**Raw records:**
..............................
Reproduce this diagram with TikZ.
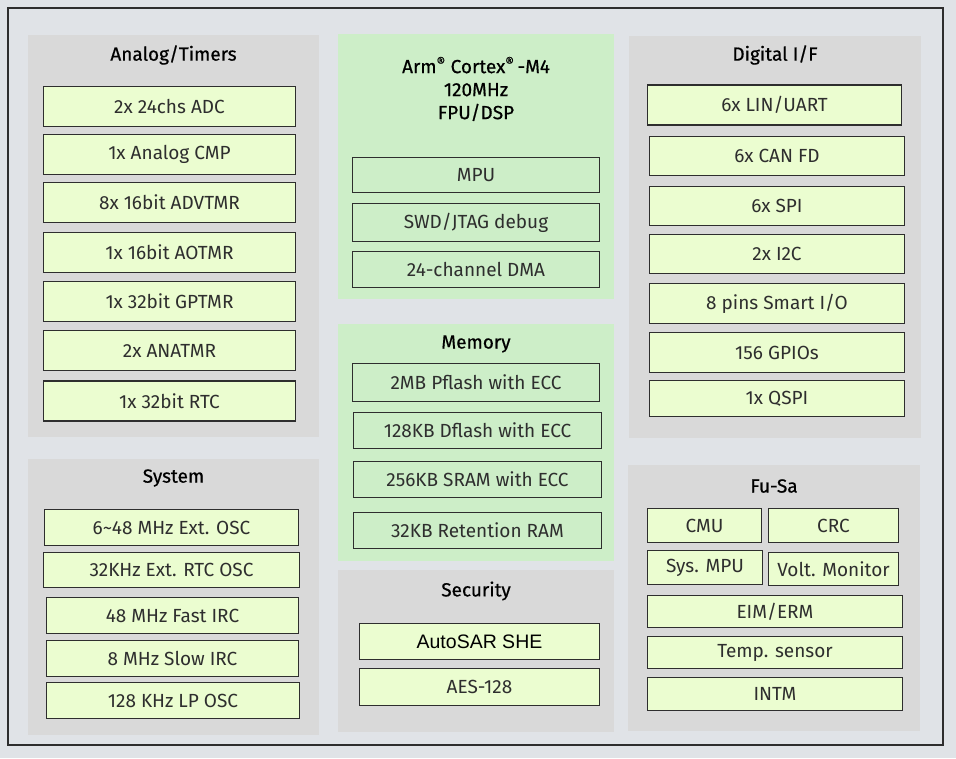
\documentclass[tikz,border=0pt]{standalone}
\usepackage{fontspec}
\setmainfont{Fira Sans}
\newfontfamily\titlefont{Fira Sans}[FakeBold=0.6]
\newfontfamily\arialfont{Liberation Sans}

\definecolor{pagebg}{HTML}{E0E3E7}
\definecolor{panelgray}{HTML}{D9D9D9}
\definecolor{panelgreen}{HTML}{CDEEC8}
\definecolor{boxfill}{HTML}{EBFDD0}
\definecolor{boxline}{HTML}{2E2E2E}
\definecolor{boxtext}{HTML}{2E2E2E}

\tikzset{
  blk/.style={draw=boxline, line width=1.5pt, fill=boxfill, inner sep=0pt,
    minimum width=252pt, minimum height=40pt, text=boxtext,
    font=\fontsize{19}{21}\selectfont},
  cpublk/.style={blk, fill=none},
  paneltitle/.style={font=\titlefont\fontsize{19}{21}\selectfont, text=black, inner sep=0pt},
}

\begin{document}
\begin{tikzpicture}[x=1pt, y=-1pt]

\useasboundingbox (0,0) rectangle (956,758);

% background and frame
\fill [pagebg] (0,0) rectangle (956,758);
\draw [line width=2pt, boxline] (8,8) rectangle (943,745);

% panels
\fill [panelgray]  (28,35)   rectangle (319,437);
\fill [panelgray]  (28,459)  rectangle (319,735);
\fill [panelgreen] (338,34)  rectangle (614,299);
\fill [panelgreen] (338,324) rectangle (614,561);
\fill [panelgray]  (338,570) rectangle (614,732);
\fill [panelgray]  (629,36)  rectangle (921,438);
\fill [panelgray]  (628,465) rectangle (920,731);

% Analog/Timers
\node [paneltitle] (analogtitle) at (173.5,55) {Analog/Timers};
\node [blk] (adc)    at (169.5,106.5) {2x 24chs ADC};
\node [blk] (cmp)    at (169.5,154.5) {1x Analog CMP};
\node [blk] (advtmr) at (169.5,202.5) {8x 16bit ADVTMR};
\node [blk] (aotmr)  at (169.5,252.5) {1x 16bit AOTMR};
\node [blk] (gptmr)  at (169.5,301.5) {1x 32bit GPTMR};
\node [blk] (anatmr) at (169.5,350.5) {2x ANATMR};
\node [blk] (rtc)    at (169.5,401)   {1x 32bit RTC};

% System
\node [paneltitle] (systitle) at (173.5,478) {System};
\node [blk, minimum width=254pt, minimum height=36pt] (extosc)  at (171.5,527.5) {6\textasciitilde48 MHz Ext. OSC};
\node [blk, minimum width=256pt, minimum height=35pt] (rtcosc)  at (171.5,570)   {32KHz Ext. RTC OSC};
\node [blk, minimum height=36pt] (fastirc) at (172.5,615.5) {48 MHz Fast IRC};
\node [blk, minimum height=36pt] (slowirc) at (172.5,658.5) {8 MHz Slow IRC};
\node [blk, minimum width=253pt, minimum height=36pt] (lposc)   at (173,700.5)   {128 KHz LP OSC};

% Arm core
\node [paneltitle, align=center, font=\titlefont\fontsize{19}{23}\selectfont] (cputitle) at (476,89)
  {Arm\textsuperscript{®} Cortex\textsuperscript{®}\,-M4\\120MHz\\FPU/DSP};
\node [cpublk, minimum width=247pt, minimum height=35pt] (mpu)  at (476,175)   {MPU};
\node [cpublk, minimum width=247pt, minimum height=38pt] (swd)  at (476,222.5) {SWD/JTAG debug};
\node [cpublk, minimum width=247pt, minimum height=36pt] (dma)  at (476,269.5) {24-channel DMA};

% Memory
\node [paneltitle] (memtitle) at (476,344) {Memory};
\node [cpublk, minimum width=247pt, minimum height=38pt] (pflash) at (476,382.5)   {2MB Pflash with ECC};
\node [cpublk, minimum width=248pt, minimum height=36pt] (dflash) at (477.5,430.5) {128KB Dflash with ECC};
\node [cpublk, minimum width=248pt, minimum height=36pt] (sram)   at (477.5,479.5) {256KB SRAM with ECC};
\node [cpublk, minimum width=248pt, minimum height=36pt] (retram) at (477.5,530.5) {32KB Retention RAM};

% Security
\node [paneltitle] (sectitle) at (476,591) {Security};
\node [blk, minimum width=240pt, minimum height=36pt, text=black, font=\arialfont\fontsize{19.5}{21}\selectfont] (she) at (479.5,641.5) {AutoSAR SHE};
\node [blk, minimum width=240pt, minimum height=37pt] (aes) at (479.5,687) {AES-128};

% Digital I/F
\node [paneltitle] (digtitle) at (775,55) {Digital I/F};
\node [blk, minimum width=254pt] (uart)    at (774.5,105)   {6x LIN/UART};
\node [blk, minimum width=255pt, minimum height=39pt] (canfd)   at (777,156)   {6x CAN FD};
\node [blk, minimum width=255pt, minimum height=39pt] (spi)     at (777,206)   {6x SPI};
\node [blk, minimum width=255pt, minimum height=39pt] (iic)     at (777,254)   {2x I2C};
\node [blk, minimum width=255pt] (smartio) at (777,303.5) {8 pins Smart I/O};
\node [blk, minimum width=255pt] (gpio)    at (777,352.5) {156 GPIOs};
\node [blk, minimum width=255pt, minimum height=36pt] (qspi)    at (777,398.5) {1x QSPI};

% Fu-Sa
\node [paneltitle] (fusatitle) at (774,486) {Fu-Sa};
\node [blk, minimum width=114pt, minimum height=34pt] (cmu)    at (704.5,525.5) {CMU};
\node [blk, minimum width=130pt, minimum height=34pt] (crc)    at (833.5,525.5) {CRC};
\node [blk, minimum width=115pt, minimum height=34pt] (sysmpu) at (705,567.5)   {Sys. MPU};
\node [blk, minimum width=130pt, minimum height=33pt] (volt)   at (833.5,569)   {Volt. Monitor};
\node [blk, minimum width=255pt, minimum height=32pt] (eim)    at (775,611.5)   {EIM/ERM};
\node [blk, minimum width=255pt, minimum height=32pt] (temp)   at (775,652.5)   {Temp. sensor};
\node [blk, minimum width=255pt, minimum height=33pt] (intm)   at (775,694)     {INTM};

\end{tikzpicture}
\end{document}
..............................
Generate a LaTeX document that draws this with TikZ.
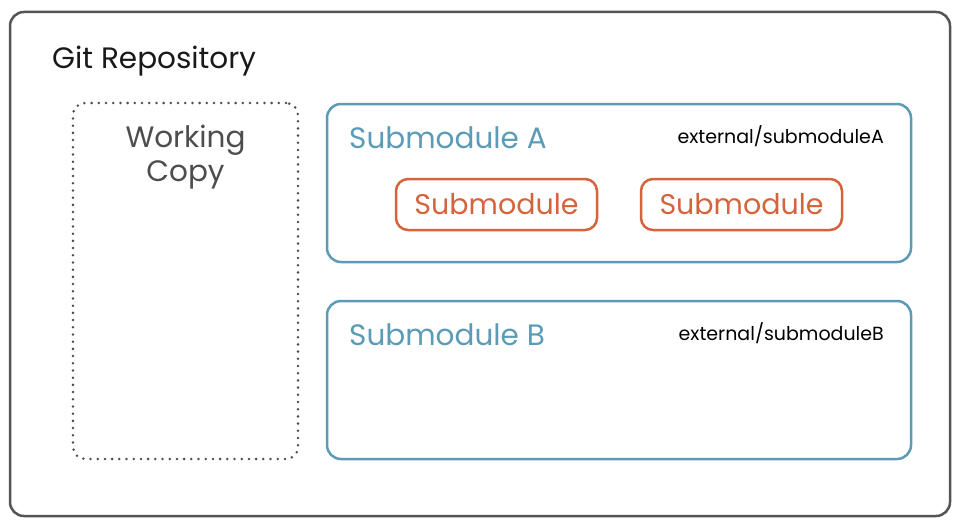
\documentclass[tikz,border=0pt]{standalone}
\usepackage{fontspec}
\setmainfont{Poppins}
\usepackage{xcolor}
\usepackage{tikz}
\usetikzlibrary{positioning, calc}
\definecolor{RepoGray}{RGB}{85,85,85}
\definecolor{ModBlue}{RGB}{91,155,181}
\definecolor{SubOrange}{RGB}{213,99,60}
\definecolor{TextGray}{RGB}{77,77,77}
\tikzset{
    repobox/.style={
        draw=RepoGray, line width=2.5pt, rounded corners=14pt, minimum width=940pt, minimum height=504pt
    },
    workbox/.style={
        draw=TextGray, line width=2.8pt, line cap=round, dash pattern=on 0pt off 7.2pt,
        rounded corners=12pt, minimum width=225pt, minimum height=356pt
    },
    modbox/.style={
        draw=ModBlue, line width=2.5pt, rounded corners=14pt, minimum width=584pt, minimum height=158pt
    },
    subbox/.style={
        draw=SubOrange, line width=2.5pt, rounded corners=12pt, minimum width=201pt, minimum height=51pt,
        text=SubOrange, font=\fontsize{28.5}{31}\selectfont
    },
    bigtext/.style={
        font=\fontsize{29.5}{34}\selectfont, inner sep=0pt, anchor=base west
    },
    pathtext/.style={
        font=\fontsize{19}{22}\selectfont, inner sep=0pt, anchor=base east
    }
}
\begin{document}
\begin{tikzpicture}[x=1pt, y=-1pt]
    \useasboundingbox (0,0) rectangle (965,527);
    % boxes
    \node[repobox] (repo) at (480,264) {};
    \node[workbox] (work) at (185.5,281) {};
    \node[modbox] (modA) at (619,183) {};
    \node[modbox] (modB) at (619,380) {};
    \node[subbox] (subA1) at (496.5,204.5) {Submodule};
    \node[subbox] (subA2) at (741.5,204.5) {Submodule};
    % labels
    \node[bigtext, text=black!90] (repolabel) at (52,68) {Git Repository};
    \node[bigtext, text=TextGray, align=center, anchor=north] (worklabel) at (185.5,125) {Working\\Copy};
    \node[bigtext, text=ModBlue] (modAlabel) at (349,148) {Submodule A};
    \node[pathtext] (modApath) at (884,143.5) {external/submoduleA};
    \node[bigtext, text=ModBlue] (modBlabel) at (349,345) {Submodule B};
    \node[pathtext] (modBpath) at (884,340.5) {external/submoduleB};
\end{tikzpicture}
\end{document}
..............................
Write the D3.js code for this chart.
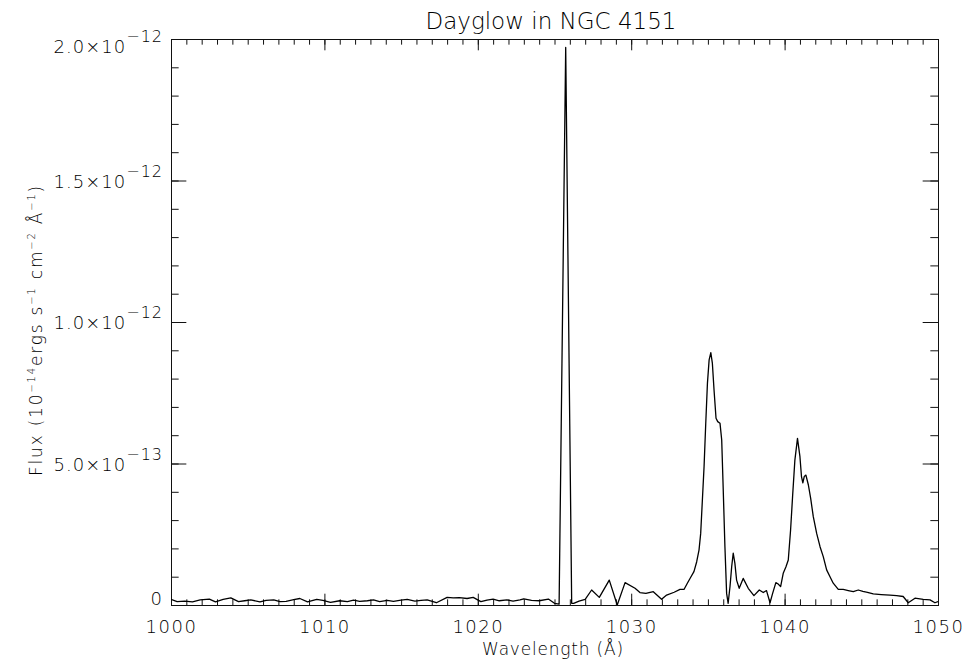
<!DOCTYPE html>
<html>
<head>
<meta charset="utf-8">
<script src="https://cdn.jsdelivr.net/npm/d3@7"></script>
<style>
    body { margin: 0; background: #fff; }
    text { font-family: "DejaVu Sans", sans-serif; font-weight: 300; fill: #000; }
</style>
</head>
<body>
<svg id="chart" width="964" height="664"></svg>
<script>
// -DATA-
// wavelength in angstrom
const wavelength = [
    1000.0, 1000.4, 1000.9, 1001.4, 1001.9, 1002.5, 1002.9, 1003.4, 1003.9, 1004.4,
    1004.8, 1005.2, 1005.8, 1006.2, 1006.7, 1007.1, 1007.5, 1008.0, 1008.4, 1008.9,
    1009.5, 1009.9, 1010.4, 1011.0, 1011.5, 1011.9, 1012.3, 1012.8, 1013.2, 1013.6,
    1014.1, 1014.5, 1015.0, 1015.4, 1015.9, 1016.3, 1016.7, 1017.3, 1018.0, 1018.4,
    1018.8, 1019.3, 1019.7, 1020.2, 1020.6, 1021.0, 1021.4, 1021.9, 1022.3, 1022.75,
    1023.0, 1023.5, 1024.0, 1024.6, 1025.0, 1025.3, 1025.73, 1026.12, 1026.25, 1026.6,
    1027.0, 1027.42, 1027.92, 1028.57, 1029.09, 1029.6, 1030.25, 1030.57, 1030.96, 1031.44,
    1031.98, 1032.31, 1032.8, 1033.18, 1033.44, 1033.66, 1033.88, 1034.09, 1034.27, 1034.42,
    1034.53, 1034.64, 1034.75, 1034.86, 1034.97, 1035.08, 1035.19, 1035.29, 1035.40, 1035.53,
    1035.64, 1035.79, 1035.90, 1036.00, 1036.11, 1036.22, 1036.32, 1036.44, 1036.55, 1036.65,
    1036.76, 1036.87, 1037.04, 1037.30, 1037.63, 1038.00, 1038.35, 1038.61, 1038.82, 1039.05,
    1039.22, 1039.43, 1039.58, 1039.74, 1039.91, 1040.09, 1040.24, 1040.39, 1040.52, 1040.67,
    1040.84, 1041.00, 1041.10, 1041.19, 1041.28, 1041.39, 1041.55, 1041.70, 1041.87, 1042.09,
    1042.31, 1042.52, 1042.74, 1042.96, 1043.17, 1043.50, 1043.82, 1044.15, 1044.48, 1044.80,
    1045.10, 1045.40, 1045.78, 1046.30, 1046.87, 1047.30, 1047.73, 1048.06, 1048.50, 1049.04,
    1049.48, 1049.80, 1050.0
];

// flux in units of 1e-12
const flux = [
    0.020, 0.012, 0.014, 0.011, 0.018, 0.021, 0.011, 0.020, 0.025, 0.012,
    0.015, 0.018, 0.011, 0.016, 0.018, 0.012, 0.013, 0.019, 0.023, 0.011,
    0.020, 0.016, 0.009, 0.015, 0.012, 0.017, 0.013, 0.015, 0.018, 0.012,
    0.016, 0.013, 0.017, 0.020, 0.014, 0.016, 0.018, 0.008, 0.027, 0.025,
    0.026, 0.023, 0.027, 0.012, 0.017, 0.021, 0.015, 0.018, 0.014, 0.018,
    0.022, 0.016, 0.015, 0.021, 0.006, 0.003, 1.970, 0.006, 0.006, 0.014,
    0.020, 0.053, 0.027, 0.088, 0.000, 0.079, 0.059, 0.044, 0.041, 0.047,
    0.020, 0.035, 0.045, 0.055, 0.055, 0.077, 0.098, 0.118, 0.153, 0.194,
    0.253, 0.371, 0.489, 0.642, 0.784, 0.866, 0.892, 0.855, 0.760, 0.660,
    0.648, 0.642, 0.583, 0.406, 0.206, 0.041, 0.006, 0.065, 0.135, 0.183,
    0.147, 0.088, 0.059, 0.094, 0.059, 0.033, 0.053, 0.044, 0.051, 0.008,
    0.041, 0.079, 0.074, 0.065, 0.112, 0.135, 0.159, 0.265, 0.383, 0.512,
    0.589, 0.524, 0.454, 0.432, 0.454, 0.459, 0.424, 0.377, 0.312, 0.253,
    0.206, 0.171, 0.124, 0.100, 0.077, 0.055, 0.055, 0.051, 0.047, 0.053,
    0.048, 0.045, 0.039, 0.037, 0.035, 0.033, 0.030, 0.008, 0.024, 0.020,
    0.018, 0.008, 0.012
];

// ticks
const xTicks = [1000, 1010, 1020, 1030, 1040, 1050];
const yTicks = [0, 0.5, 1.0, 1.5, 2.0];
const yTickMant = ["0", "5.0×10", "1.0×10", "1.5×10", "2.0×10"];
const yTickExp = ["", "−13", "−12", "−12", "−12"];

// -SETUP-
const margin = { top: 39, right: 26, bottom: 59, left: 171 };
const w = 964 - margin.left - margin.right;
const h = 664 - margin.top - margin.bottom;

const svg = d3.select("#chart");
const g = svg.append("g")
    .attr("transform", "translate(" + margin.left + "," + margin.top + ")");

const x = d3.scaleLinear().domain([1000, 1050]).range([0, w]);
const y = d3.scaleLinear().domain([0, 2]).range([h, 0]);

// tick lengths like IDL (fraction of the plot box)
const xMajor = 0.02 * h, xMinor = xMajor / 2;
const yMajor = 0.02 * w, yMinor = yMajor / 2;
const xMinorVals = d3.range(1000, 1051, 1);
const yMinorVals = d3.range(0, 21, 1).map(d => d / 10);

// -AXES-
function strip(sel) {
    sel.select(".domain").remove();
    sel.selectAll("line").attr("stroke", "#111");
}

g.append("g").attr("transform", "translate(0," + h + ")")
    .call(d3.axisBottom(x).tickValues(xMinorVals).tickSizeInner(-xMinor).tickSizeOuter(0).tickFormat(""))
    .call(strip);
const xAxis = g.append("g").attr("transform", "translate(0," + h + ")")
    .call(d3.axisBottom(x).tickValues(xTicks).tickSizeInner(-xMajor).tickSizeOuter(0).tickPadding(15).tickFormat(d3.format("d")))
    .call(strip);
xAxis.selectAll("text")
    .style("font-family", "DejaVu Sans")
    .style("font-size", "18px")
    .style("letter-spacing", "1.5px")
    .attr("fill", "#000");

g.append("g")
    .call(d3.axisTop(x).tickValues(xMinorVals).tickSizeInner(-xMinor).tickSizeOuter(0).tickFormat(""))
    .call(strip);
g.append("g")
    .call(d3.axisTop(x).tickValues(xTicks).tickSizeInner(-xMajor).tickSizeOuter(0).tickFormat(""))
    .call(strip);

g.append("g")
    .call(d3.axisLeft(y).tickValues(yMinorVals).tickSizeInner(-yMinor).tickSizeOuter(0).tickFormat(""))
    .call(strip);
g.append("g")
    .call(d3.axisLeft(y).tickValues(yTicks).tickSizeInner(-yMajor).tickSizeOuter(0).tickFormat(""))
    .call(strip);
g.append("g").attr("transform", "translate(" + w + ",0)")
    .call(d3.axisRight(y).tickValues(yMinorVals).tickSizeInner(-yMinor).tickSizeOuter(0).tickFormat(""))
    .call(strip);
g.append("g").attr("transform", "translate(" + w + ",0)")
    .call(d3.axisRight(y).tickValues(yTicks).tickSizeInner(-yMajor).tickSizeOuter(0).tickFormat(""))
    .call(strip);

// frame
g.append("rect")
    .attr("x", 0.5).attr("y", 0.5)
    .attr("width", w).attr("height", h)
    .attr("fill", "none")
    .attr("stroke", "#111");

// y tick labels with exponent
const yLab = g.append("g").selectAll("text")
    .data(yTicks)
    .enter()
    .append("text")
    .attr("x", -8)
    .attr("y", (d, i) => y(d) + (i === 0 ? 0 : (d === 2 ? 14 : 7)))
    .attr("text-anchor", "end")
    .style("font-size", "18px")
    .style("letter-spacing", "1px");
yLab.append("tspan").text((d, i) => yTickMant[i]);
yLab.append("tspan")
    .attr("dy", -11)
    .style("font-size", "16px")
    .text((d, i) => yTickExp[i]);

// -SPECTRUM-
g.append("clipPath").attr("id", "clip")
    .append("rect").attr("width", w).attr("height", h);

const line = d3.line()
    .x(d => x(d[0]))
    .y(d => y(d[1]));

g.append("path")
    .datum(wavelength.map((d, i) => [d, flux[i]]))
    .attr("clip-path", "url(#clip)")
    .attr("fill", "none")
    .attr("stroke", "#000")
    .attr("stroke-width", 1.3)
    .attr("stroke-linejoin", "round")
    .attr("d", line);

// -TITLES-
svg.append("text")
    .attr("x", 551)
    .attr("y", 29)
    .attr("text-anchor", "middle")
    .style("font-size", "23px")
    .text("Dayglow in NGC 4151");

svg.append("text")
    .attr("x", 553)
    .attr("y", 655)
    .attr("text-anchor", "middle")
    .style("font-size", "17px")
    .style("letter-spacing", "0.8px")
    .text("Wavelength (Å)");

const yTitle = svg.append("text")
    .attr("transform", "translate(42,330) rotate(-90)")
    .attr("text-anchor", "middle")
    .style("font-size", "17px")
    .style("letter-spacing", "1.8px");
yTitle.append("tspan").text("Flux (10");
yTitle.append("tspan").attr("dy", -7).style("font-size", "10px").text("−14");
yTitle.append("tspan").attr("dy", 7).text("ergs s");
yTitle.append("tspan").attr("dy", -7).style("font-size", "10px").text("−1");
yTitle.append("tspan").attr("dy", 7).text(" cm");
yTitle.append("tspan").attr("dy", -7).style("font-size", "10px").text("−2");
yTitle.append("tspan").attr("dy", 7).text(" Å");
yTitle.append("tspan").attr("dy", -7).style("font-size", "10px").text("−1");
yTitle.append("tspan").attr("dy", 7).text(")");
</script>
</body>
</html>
..............................
Pull out only the lines from the one with "Reproduce this diagram with TikZ." up to and including the one with "minimum width=253pt, minimum", and drop any pictures along the way.

Reproduce this diagram with TikZ.
\documentclass[tikz,border=0pt]{standalone}
\usepackage{fontspec}
\setmainfont{Fira Sans}
\newfontfamily\titlefont{Fira Sans}[FakeBold=0.6]
\newfontfamily\arialfont{Liberation Sans}

\definecolor{pagebg}{HTML}{E0E3E7}
\definecolor{panelgray}{HTML}{D9D9D9}
\definecolor{panelgreen}{HTML}{CDEEC8}
\definecolor{boxfill}{HTML}{EBFDD0}
\definecolor{boxline}{HTML}{2E2E2E}
\definecolor{boxtext}{HTML}{2E2E2E}

\tikzset{
  blk/.style={draw=boxline, line width=1.5pt, fill=boxfill, inner sep=0pt,
    minimum width=252pt, minimum height=40pt, text=boxtext,
    font=\fontsize{19}{21}\selectfont},
  cpublk/.style={blk, fill=none},
  paneltitle/.style={font=\titlefont\fontsize{19}{21}\selectfont, text=black, inner sep=0pt},
}

\begin{document}
\begin{tikzpicture}[x=1pt, y=-1pt]

\useasboundingbox (0,0) rectangle (956,758);

% background and frame
\fill [pagebg] (0,0) rectangle (956,758);
\draw [line width=2pt, boxline] (8,8) rectangle (943,745);

% panels
\fill [panelgray]  (28,35)   rectangle (319,437);
\fill [panelgray]  (28,459)  rectangle (319,735);
\fill [panelgreen] (338,34)  rectangle (614,299);
\fill [panelgreen] (338,324) rectangle (614,561);
\fill [panelgray]  (338,570) rectangle (614,732);
\fill [panelgray]  (629,36)  rectangle (921,438);
\fill [panelgray]  (628,465) rectangle (920,731);

% Analog/Timers
\node [paneltitle] (analogtitle) at (173.5,55) {Analog/Timers};
\node [blk] (adc)    at (169.5,106.5) {2x 24chs ADC};
\node [blk] (cmp)    at (169.5,154.5) {1x Analog CMP};
\node [blk] (advtmr) at (169.5,202.5) {8x 16bit ADVTMR};
\node [blk] (aotmr)  at (169.5,252.5) {1x 16bit AOTMR};
\node [blk] (gptmr)  at (169.5,301.5) {1x 32bit GPTMR};
\node [blk] (anatmr) at (169.5,350.5) {2x ANATMR};
\node [blk] (rtc)    at (169.5,401)   {1x 32bit RTC};

% System
\node [paneltitle] (systitle) at (173.5,478) {System};
\node [blk, minimum width=254pt, minimum height=36pt] (extosc)  at (171.5,527.5) {6\textasciitilde48 MHz Ext. OSC};
\node [blk, minimum width=256pt, minimum height=35pt] (rtcosc)  at (171.5,570)   {32KHz Ext. RTC OSC};
\node [blk, minimum height=36pt] (fastirc) at (172.5,615.5) {48 MHz Fast IRC};
\node [blk, minimum height=36pt] (slowirc) at (172.5,658.5) {8 MHz Slow IRC};
\node [blk, minimum width=253pt, minimum height=36pt] (lposc)   at (173,700.5)   {128 KHz LP OSC};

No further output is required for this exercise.